Having a [+foreign] submodule for your particular dialect's
phonology does not imply that you have any understanding
whatsoever of the phonology on which that [+foreign] submodule
is based, nor on the orthography of said language. The grammar
is, in other words, separate from the content of speech.
> > > Anyway, most Americans wouldn't be able to correctly situate Paris
> > > and Prague...
> >
> > That's true. And most Europeans would probably have difficulty
> > situating St. Louis and Chicago. (I remember an anecdote on
> > sci.lang several years ago to that effect.)
>
> Well, most Americans wouldn't either to my knowledge, while
> most Europeans can situate Paris and Prague.
About as many as Americans that could locate New York City
and Philadelphia. (Paris in all truth can't be used as an
example for anything, since, like New York City, it is one
of the world's truly great cities and so stands out in a
way that other European cities -- Cologne, or Valencia, for
example -- do not.)
> Also, Paris and
> Prague are country capitals, not St. Louis nor Chicago, so
> you cannot compare (indeed, asking a French person to
> situate those towns would be like asking an American to situate
> Bordaux or Nice).
But Bordeaux and Nice have but a fraction of the (metropolitan)

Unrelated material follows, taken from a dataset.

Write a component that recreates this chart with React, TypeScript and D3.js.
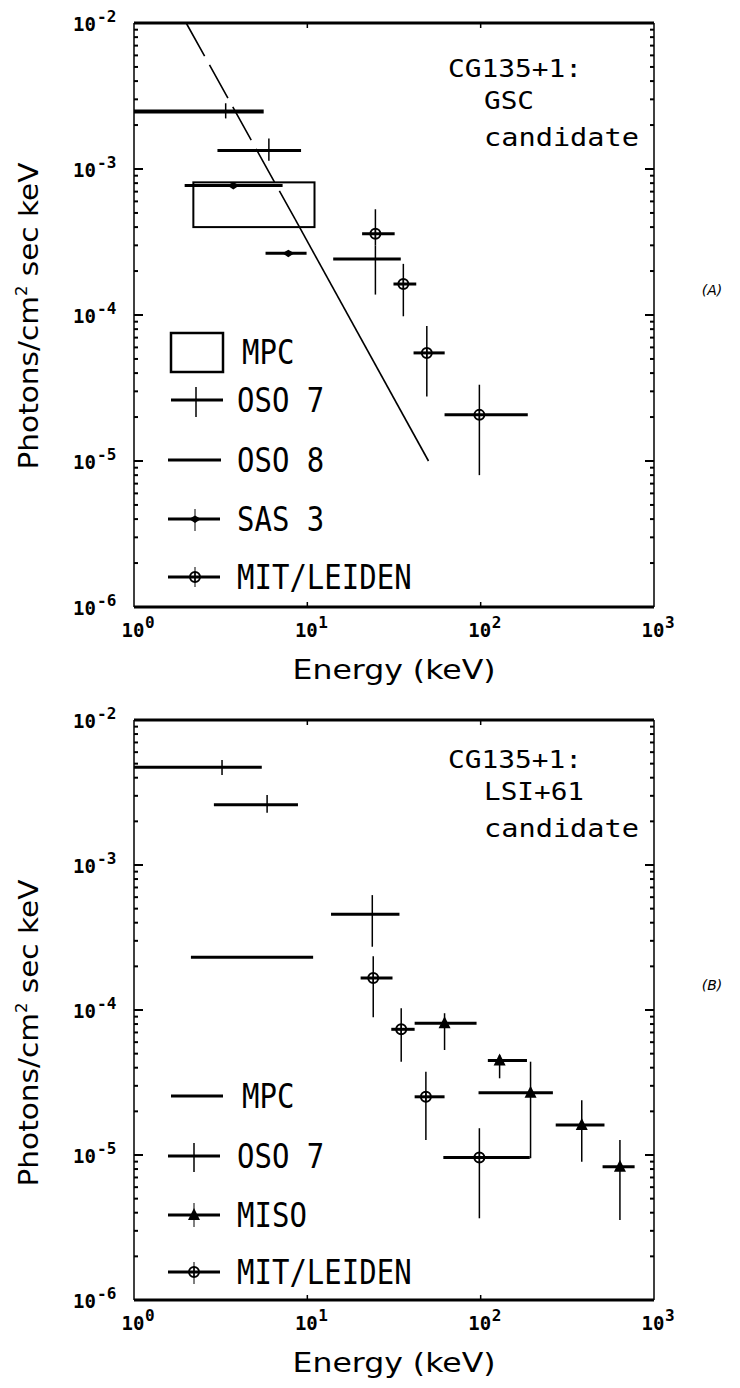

population of these cities -- 9,157,540 and 2,603,607 respectively.
Chicago has about as many people as Paris, and St. Louis about
as many as Rome. For Americans, their size alone merits knowing
about them. And if being a capital is so important, wouldn't that
imply that Europeans should be able to identify Albany (NY) and
Columbus (OH)? (American state capitals are almost always noted
on maps that I've seen made in Europe, so it's not as if Europeans
don't have a chance to learn them.)
> We in Europe learn to situate capitals, nothing else (it's difficult
> enough already). If we had to learn to situate all important towns, it
> would multiply the number of towns to learn by 5.
Somehow I find that claim unlikely. You mean you don't have to
learn to locate Venice and Munich and Barcelona? I'd think those'd
be important to learn for any European. More likely IMHO is that
the set of major cities and the set of national capitals overlaps
to a far greater extent in Europe than in America. The 50 state
capitals are very often not the largest city in the state -- only
a handful, like Boston and Phoenix, are in both categories.
> To give a better example, how many Americans are able to correctly situate
> Washington, Paris, Berlin, Tokyo and Beijing? Those are towns an educated
> European is supposed to be able to situate (although I admit many won't :((
And those are also towns that every American is supposed to
know, and most *educated* Americans *can* locate them. But
we haven't been discussing merely the educated part of the
population, but rather the whole.
> It's not anything against Americans, it's just to give a good
> reference point. Nobody will deny that world geography is better
> taught in Europe than in America :))) .
Seriously, though, it depends on what you mean by "world", and what
you mean by "Europe". I'd say that if you count Eastern Europeans,
that'd be hard to maintain. Also, Europeans live in a physically
smaller space, and like everyone else on the planet are more likely
to know about the geography of smaller spaces. But the citizens of
Los Angeles live 2790 miles from those in New York City, so their
worldview is more or less of necessity different from those distant
people who happen to live under the same government.
=========================================================================
Thomas Wier "I find it useful to meet my subjects personally,
Dept. of Linguistics because our secret police don't get it right
University of Chicago half the time." -- octogenarian Sheikh Zayed of
1010 E. 59th Street Abu Dhabi, to a French reporter.